Contoh kasus anak special need “Menyekolahkan si anak spesial” bag:5

Itulah juga pertimbangan Aprilia, ibu dari Davina (4), ketika memilih menyekolahkan anaknya di sebuah sekolah khusus untuk anak-anak autis. “Saya lihat perkembangan anak juga akan lebih optimal karena terapi bisa dilakukan sambil sekolah. Guru-gurunya juga mempunyai keahlian sebagai terapis,” katanya.

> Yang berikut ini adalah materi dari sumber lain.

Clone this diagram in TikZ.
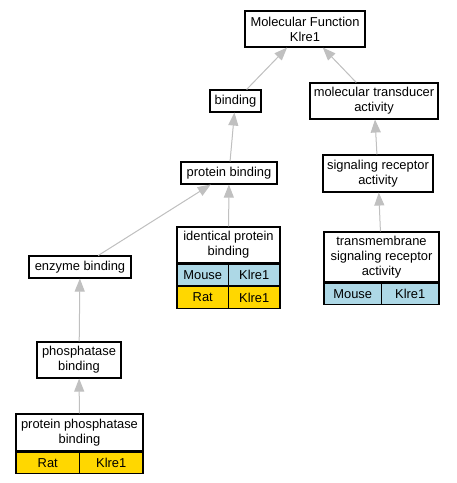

Sebaliknya di sekolah umum, guru seringkali minim atau tak punya pengalaman sama sekali menangani anak-anak ’spesial’ ini. Bukan itu saja, guru juga sulit memberikan perhatian khusus kepada si anak autis karena rasio jumlah anak dan guru dalam satu kelas kurang ideal. Di sekolah umum, satu kelas biasanya berisi lebih dari 20 anak. Bandingkan dengan di sekolah khusus anak autis, di mana satu guru rata-rata menangani tiga anak. “Lebih dari itu, pasti sudah keteteran,” kata Ita.
Selain itu, menurut Ita, “Jangankan untuk anak autis, untuk anak normal pun kurikulum pendidikan nasional saat ini sudah lumayan berat.” Pantaslah kalau anak autis yang bersekolah di sekolah umum biasanya jadi lebih tertatih-tatih. Karena itu, menurut Ita, metode belajar di sekolah autis Mandiga dibatasinya hanya pada hal-hal yang bersifat aplikatif. “Mereka diajari membaca, menulis, berhitung. Tapi yang lain-lain, kira-kira terpakai atau tidak? Kalau tidak, ya lebih baik tidak usah,” katanya.
Cara mengajar pun tidak bisa selalu sama untuk setiap anak. Untuk mengajarkan sebuah kosa kata, misalnya, guru anak autis tak jarang harus putar otak untuk bisa menarik perhatian mereka. Tak jarang mereka harus memulainya dari sesuatu yang menarik minat anak. Contoh bila si anak suka oli, maka akan lebih efektif kalau dia mulai belajar dari kata “oli”, sementara bila dia suka mobil, ya akan lebih efektif untuk mulai mengajari dia dari kata “mobil”.